ABSTRAK

Commercial object databases (ODBs) generally claim to have very fast data access. Some benchmarks have shown that ODBS perform very well in certain single-user application areas. But many commercial database applications have challenging concurrent, multi-user performance requirements. Traditional concurrency control protocols (CCPs) can slow down the overall system performance of an ODB to the point where it has no real performance advantages over non-ODB products. In the development of ONTOS, a commercial ODB, we felt it was important to develop new CCPs which were appropriate for our object orientation and performance goals. The ONTOS approach to concurrency control is based on the notion of an explicit serialization graph. Traditional CCPs serialize transactions implicitly. Pessimistic lock-based schemes implicitly serialize in commitment order. Time- based schemes implicitly serialize in the order in which transactions start. In both cases, transactions are serialized on the basis of real-time ordering of special events: starting and ending transactions. In ONTOS, it is possible for a transaction which both starts and commits after another transaction to precede the other transaction in serialization order - if the operations it performs are compatible with such a serialization order.
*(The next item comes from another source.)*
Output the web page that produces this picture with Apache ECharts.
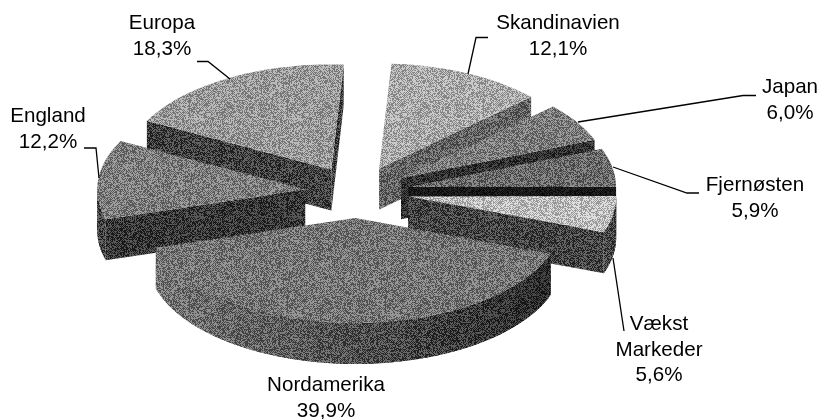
<!DOCTYPE html>
<html>
<head>
<meta charset="utf-8">
<style>
  html, body { margin: 0; padding: 0; background: #fff; }
  #chart { width: 819px; height: 419px; }
</style>
<script src="https://cdn.jsdelivr.net/npm/echarts@6/dist/echarts.min.js"></script>
</head>
<body>
<div id="chart"></div>
<script>
// clockwise from the top of the pie
const categories = ["Skandinavien", "Japan", "Fjernøsten", "Vækst\nMarkeder", "Nordamerika", "England", "Europa"];
const shares = [12.1, 6.0, 5.9, 5.6, 39.9, 12.2, 18.3];

// back to front
const drawOrder = [0, 1, 2, 3, 6, 5, 4];

const topGray = [168, 122, 105, 186, 116, 122, 150];
const sideGray = [100, 48, 24, 68, 0, 55, 62];
const rimGrayLeft = [100, 48, 24, 72, 118, 62, 62];
const rimGrayRight = [100, 48, 24, 72, 44, 62, 62];

const labelPos = [[558, 11], [790, 75], [755, 173], [659, 312], [326, 373], [48, 104], [162, 11]];
const leaders = [
	[[488, 37.5], [476, 37.5], [468, 74]],
	[[578, 122], [743, 95.5], [756, 95.5]],
	[[613, 167], [687, 193], [699, 193]],
	[[613, 258], [624, 331]],
	[],
	[[84, 148], [96, 148], [99, 178]],
	[[197, 61.5], [208, 61.5], [230, 79]],
];

const cx = 357, cy = 192, rx = 208, ry = 105, depth = 41, explode = 52, startAngle = 86.6;
const DEG = Math.PI / 180;

const total = shares.reduce((a, b) => a + b, 0);
let running = startAngle;
const arcs = shares.map(v => {
	const from = running;
	running -= (v / total) * 360;
	return [from, running];
});

// fine grain tile, the original is a dithered greyscale print
const tiles = {};
function halftone(gray) {
	const g = Math.round(gray / 4) * 4;
	if (tiles[g]) return tiles[g];
	const size = 98;
	const amp = Math.min(34, g * 0.55, (255 - g) * 0.55);
	const c = document.createElement("canvas");
	c.width = c.height = size;
	const ctx = c.getContext("2d");
	const img = ctx.createImageData(size, size);
	for (let y = 0; y < size; y++) {
		for (let x = 0; x < size; x++) {
			let h = Math.imul(x + 1, 73856093) ^ Math.imul(y + 1, 19349663);
			h = Math.imul(h ^ (h >>> 15), 1274126177);
			h = Math.imul(h ^ (h >>> 13), 2246822519);
			const t = ((h ^ (h >>> 16)) >>> 0) % 100;
			let sign = (x + y) % 2 ? 1 : -1;
			if (t < 30) sign = -sign;
			const v = g + sign * amp;
			const k = (y * size + x) * 4;
			img.data[k] = img.data[k + 1] = img.data[k + 2] = v;
			img.data[k + 3] = 255;
		}
	}
	ctx.putImageData(img, 0, 0);
	return (tiles[g] = { image: c, repeat: "repeat" });
}

function renderSlice(params, api) {
	const i = api.value(0);
	const [a1, a2] = arcs[i];
	const mid = ((a1 + a2) / 2) * DEG;
	const ox = cx + explode * Math.cos(mid);
	const oy = cy - (explode / 2) * Math.sin(mid);
	const at = a => [ox + rx * Math.cos(a * DEG), oy - ry * Math.sin(a * DEG)];
	const down = p => [p[0], p[1] + depth];
	const kids = [];
	const poly = (points, gray) => kids.push({ type: "polygon", shape: { points }, style: { fill: halftone(gray) } });

	// radial walls that face the viewer
	if (Math.cos(a1 * DEG) < 0) poly([[ox, oy], at(a1), down(at(a1)), down([ox, oy])], sideGray[i]);
	if (Math.cos(a2 * DEG) > 0) poly([[ox, oy], at(a2), down(at(a2)), down([ox, oy])], sideGray[i]);

	// outer rim, only the front half of the ellipse shows
	const steps = Math.ceil((a1 - a2) / 2);
	const angle = k => a1 - ((a1 - a2) * k) / steps;
	const rimLeft = Math.min(...[a1, a2].map(a => at(a)[0]), ox - rx * (a1 > -180 && a2 < -180 ? 1 : 0));
	const rimRight = Math.max(...[a1, a2].map(a => at(a)[0]), ox + rx * (a1 >= 0 && a2 <= 0 ? 1 : 0));
	for (let k = steps - 1; k >= 0; k--) {
		const p = angle(k), q = angle(k + 1);
		const s = (p + q) / 2;
		if (Math.sin(s * DEG) >= 0.02) continue;
		const f = (at(s)[0] - rimLeft) / (rimRight - rimLeft || 1);
		const gray = rimGrayLeft[i] + (rimGrayRight[i] - rimGrayLeft[i]) * f;
		const over = Math.min(k + 2, steps);
		poly([at(p), at(angle(over)), down(at(angle(over))), down(at(p))], gray);
	}

	// top face
	const face = [[ox, oy]];
	for (let k = 0; k <= steps; k++) face.push(at(angle(k)));
	poly(face, topGray[i]);

	return { type: "group", children: kids };
}

const chart = echarts.init(document.getElementById("chart"), null, { renderer: "canvas" });

const texts = categories.map((name, i) => ({
	type: "text",
	x: labelPos[i][0],
	y: labelPos[i][1],
	z: 10,
	style: {
		text: name + "\n" + shares[i].toFixed(1).replace(".", ",") + "%",
		font: '20.6px "Liberation Sans", Arial, sans-serif',
		lineHeight: 25.5,
		fill: "#000",
		align: "center",
		verticalAlign: "top",
	},
}));

const lines = leaders.filter(l => l.length).map(points => ({
	type: "polyline",
	z: 9,
	shape: { points },
	style: { stroke: "#000", lineWidth: 1.3, fill: null },
}));

chart.setOption({
	animation: false,
	backgroundColor: "#fff",
	series: [{
		type: "custom",
		coordinateSystem: "none",
		silent: true,
		data: drawOrder.map(i => [i, shares[i]]),
		renderItem: renderSlice,
	}],
	graphic: { elements: [...lines, ...texts] },
});
</script>
</body>
</html>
In the absence of semantic information, ONTOS assumes that a transaction which reads an object will serialize before those that update the object; and will make this determination at the time the object is manipulated. This allows readers and writers of the same object to proceed con- currently. In the presence of semantic information, ONTOS can sometimes allow multiple writers of the same object to proceed concurrently, performing semantic concurrency conflict detection. This talk describes the serialization-based concurrency control algorithms in use in ONTOS. We argue that the technique permits greater concurrency over a well defined class of transaction histories, and is particularly well suited for use in distributed environments. We support this position with benchmarks which compare the throughput of certain transaction streams under various CCPs.